Sitka Mountain Gear
Evergreens with warm season grass?
Whitetail Deer
Contributors to this thread:
brettpsu 20-Nov-17
t-roy 20-Nov-17
Mad Trapper 20-Nov-17
brettpsu 20-Nov-17
jmiller 20-Nov-17
Mad Trapper 20-Nov-17
Orlando 26-Nov-17
rodb 27-Nov-17
Orlando 27-Nov-17
DEMO-Bowhunter 28-Nov-17
Termin8r 01-Dec-17
From: brettpsu
20-Nov-17
I just acquired 12 acres that borders my existing land. Looking to create some additional bedding buy mainly a screen. It's 90% open hay field on a high ridge in western Pa. I currently have 40-50 acres in warm season grasses and probably 30 acres of thick regrowth forest with another 20 acres or more of mixed mature forest. Plenty of food plots and ag fields around. I need this new 12 acres to be a screen from a trigger happy neighbor. My plan is to plant solid evergreens for the first 60-100' surrounding the property then the inner 5 acres plant warm season grass mixed with patches of evergreen and maybe shrub like trees. Would this work or anyone have any other ideas?

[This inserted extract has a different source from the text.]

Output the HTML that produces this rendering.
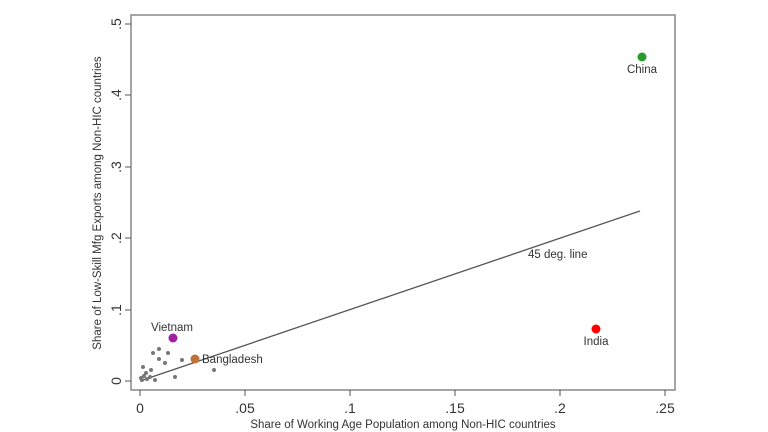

Could the evergreens be planted into something like Egyptian Wheat? Or would the wheat kill the evergreens in the first year?

From: t-roy
20-Nov-17
Have you looked into Miscathus Gigantheus? I’ve never planted it, but am considering it for an annual screen/edge planting.

From: Mad Trapper
20-Nov-17
I would consider planting hybrid poplars (couple or three rows) and then back up with evergreens. The poplars grow very fast and will make a screen while the evergreens grow. Egyptian wheat will have to be planted every year and can get expensive. Check Big Rock Trees. The poplars are sold as cuttings. You will need to put down plastic though. If you don't, they don't grow very fast. If you have a high deer population, you may have to screen them. I have also planted the miscathus grasses and they work, but they too are slow growers.

From: brettpsu
20-Nov-17
Tom have you used the hybrid poplars? They seem like a great idea. Might even do the outer two rows in willow and the inner rows in poplar.

From: jmiller
20-Nov-17
The only downside to the poplar are they are a short lived tree. Here in eastern ND they are lucky to make 20 years before they die.

From: Mad Trapper
20-Nov-17
yes I have used them and they grow fast. If you also plant the evergreens, they will be mature even if the poplars die in 20 years.

From: Orlando
26-Nov-17
I planted a shelterbelt 5 years ago with two rows of cedars, a row of peking cotoneaster, and a row of American plum. All have done well but will not provide an adequate screen for a couple more years. The Pheasants Forever Blizzard Buster adjacent to the shelter belt provides and excellent screen and deer bed in it...right by a main road.

From: rodb
27-Nov-17
I live in Minnesota and it will take 10 to 15 years for pine (Spruce) to grow to 20 feet. Aspen grows quickly but the canopy is high. Red oak if planted with space will provide cover from top to bottom and the leaves will stay on the tree all fall but oak takes awhile to grow also. Your best option might be something like corn.

From: Orlando
27-Nov-17
Get your cedars planted early spring...get them in the ground and then a short term fix while waiting for the cedars to grow. Might also look into ordering the trees soon if ordering as they usually run out. MDC - Missouri department of conservation is the best price I have found for bare root seedlings.

28-Nov-17
I planted the entire perimeter of my properties using 4 rows of 2-2 transplant Norway spruce and they make a great screen once they mature. It takes about 10 years for them to start working on 10' centers. The giant Miscathus could be a good short term fix with the spruce being a good long term fix. Switch grass does a decent job of standing in late winter, but acts as a decent screen.

From: Termin8r
01-Dec-17
You might also try looking into speckled alder (as well as your Norway spruce). Speckled alder holds its leaves for a long time and is a fast grower (as well as being native to PA). Check out some of bish's threads over at the Michigan Sportsman forums under whitetail habitat. He is a big advocate for Norway Spruce and Speckled Alder.